To achieve this, we combine CNNs for spatial feature extraction with RNNs to capture temporal patterns, comparing pretrained models (MobileNetV2, InceptionV3) with a custom CNN-RNN trained from scratch on FER2013 and CK+ datasets.
The project focuses on evaluating performance, robustness, and how transfer learning influences emotion recognition across different data conditions.
Group O
Segmentation, Object detection, tracking, foundation models
Smart Event Detection for Highlight Clips
Have you ever missed a highlight during a match? This system can capture highlights based on a user prompt or directly from a video.
It uses advanced, state-of-the-art approaches, such as Meta’s SAM3, to track objects, detect events, and generate short highlight clips.

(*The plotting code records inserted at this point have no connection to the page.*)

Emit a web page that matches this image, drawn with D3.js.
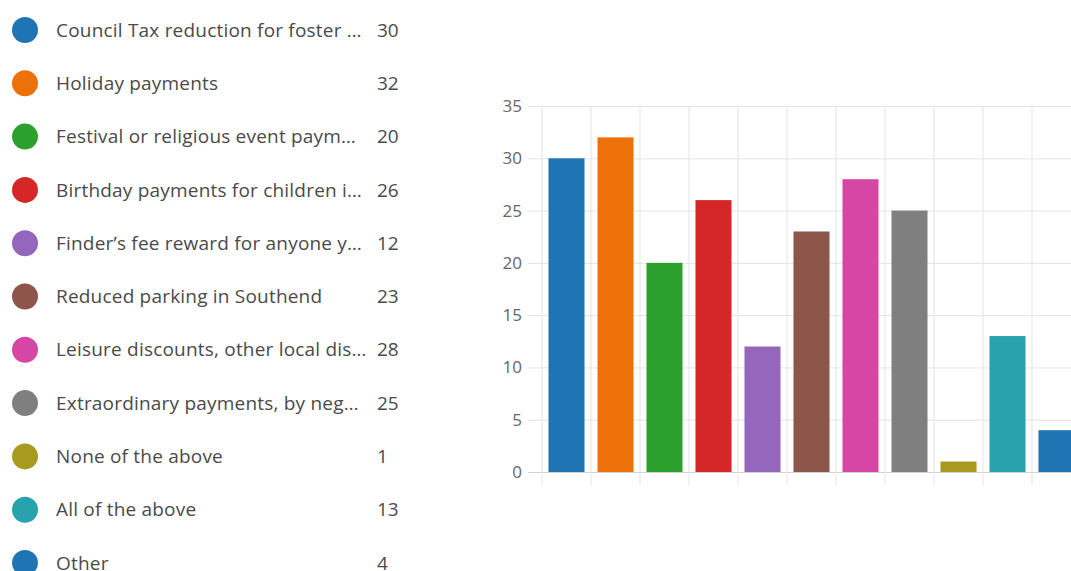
<!DOCTYPE html>
<html>
<head>
<meta charset="utf-8">
<script src="https://cdn.jsdelivr.net/npm/d3@7"></script>
<style>
  body { margin: 0; background: #fff; }
  svg { display: block; font-family: 'Open Sans', 'Noto Sans', sans-serif; }
</style>
</head>
<body>
<svg id="chart" width="1071" height="571"></svg>
<script>
// data
var labels = [
  'Council Tax reduction for foster …',
  'Holiday payments',
  'Festival or religious event paym…',
  'Birthday payments for children i…',
  'Finder\u2019s fee reward for anyone y…',
  'Reduced parking in Southend',
  'Leisure discounts, other local dis…',
  'Extraordinary payments, by neg…',
  'None of the above',
  'All of the above',
  'Other'
]
var counts = [30, 32, 20, 26, 12, 23, 28, 25, 1, 13, 4]
var colors = ['#1f74b4', '#eb7108', '#2ca02c', '#d62728', '#9467bd', '#8c564b',
  '#d647a5', '#7f7f7f', '#a89a1f', '#28a2ad', '#1f74b4']
var yTicks = [0, 5, 10, 15, 20, 25, 30, 35]

var svg = d3.select('#chart')

// legend on the left
var rowScale = d3.scalePoint()
  .domain(d3.range(labels.length))
  .range([30, 563])

var legend = svg.append('g').attr('class', 'legend')
var rows = legend.selectAll('.row')
  .data(labels)
  .enter()
  .append('g')
  .attr('class', 'row')
  .attr('transform', function(d, i) { return 'translate(0,' + rowScale(i) + ')' })

rows.append('circle')
  .attr('cx', 25)
  .attr('cy', 0)
  .attr('r', 13)
  .attr('fill', function(d, i) { return colors[i] })

rows.append('text')
  .text(function(d) { return d })
  .attr('x', 56)
  .attr('dy', '0.35em')
  .attr('font-size', '19px')
  .attr('letter-spacing', '0.2px')
  .attr('fill', '#4a4a4a')

rows.append('text')
  .text(function(d, i) { return counts[i] })
  .attr('x', 377)
  .attr('dy', '0.35em')
  .attr('font-size', '19px')
  .attr('fill', '#4a4a4a')

// bar chart on the right (runs off the right edge like the original)
var xPositionScale = d3.scaleBand()
  .domain(d3.range(labels.length))
  .range([542, 542 + 49 * labels.length])
  .padding(0)

var yPositionScale = d3.scaleLinear()
  .domain([0, 35])
  .range([472, 106])

var plot = svg.append('g').attr('class', 'plot')

var yAxis = d3.axisLeft(yPositionScale)
  .tickValues(yTicks)
  .tickSize(-(xPositionScale.range()[1] - 528))
  .tickPadding(6)

plot.append('g')
  .attr('class', 'axis y-axis')
  .attr('transform', 'translate(528,0)')
  .call(yAxis)
  .call(function(g) {
    g.select('.domain').remove()
    g.selectAll('line').attr('stroke', '#e3e3e3')
    g.selectAll('.tick').filter(function(d) { return d === 0 })
      .select('line').attr('stroke', '#d2d2d2')
    g.selectAll('text')
      .attr('fill', '#666')
      .attr('font-size', '17px')
      .attr('font-family', "'Open Sans', sans-serif")
  })

// vertical grid lines at the band edges
var edges = xPositionScale.domain().map(function(d) { return xPositionScale(d) })
edges.push(xPositionScale.range()[1])

plot.selectAll('.v-grid')
  .data(edges)
  .enter()
  .append('line')
  .attr('class', 'v-grid')
  .attr('x1', function(d) { return d })
  .attr('x2', function(d) { return d })
  .attr('y1', yPositionScale(35))
  .attr('y2', yPositionScale(0) + 13)
  .attr('stroke', '#e3e3e3')

var barWidth = xPositionScale.bandwidth() * 0.735

plot.selectAll('.bar')
  .data(counts)
  .enter()
  .append('rect')
  .attr('class', 'bar')
  .attr('x', function(d, i) { return xPositionScale(i) + (xPositionScale.bandwidth() - barWidth) / 2 })
  .attr('width', barWidth)
  .attr('y', function(d) { return yPositionScale(d) })
  .attr('height', function(d) { return yPositionScale(0) - yPositionScale(d) })
  .attr('fill', function(d, i) { return colors[i] })
</script>
</body>
</html>
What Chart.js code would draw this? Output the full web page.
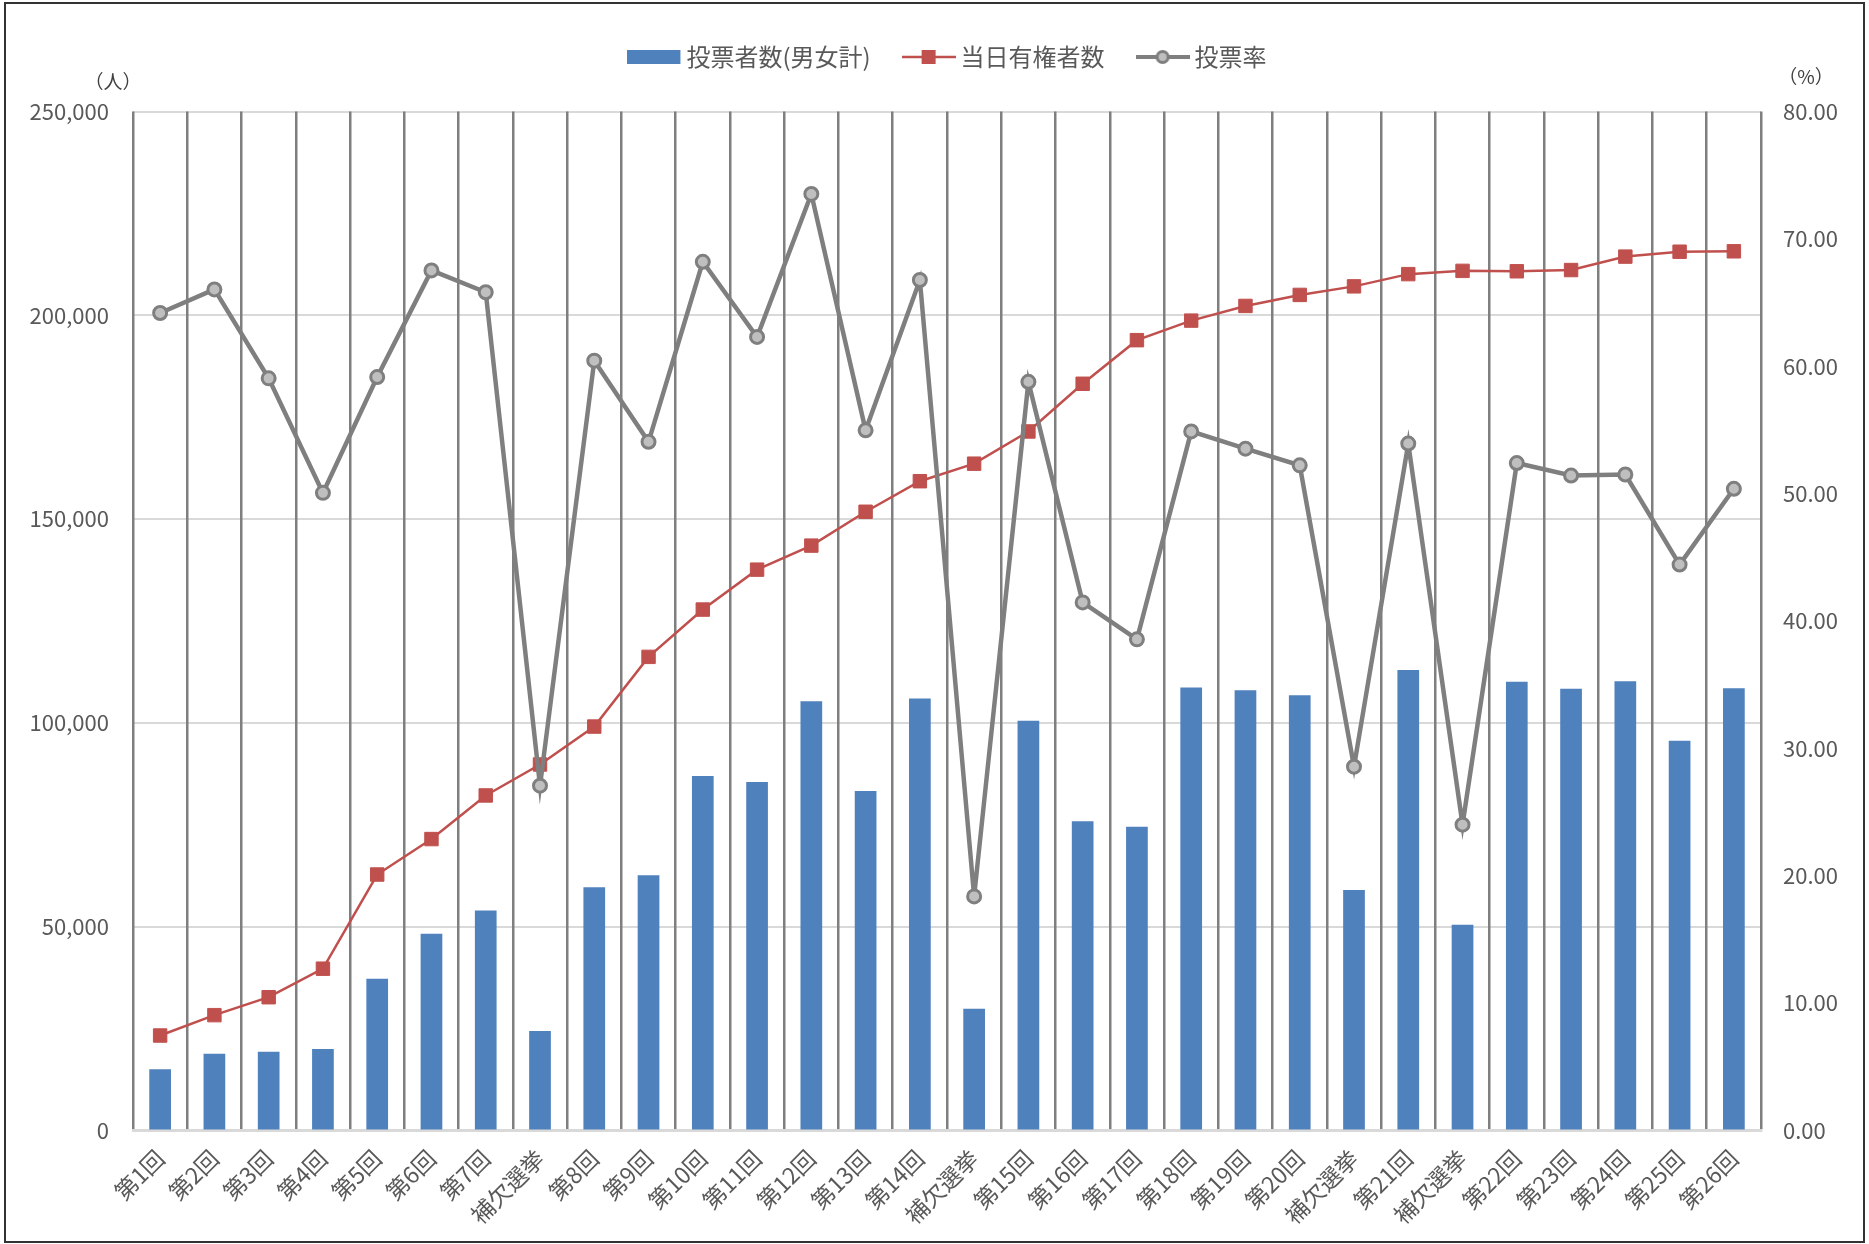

The goal is to combine modern segmentation models (such as SAM) with classical computer vision techniques. Segmentation serves as a strong perception layer, while event detection is driven by motion-based features such as trajectories, velocity, and frequency analysis, along with lightweight reasoning.
The system follows a modular design, consisting of a general perception and feature extraction pipeline combined with task-specific event detection modules.
The system is primarily designed for human action detection (e.g., waving, raising a hand, standing up). As an extension, it can also handle simple sports scenarios, such as tracking a ball moving toward or crossing a goal, demonstrating its ability to generalize to multi-object interactions.
Got a clue? ImageDetective can find the picture. Describe what you’re looking for, upload an image, or search by visual details. ImageDetective connects text and images through foundation models, combining global semantic search with patch-level matching for smarter and more explainable retrieval.
We will propose a vision language retrieval system to implement bidirectional search between images and natural language. With CLIP, we will map both modalities into a share embedding space, a image could be retrieved with FAISS indexing. Perhaps the accurary should be improved, further approach is using a SAM3 for text guided semantic segmentation and enable patch level matching.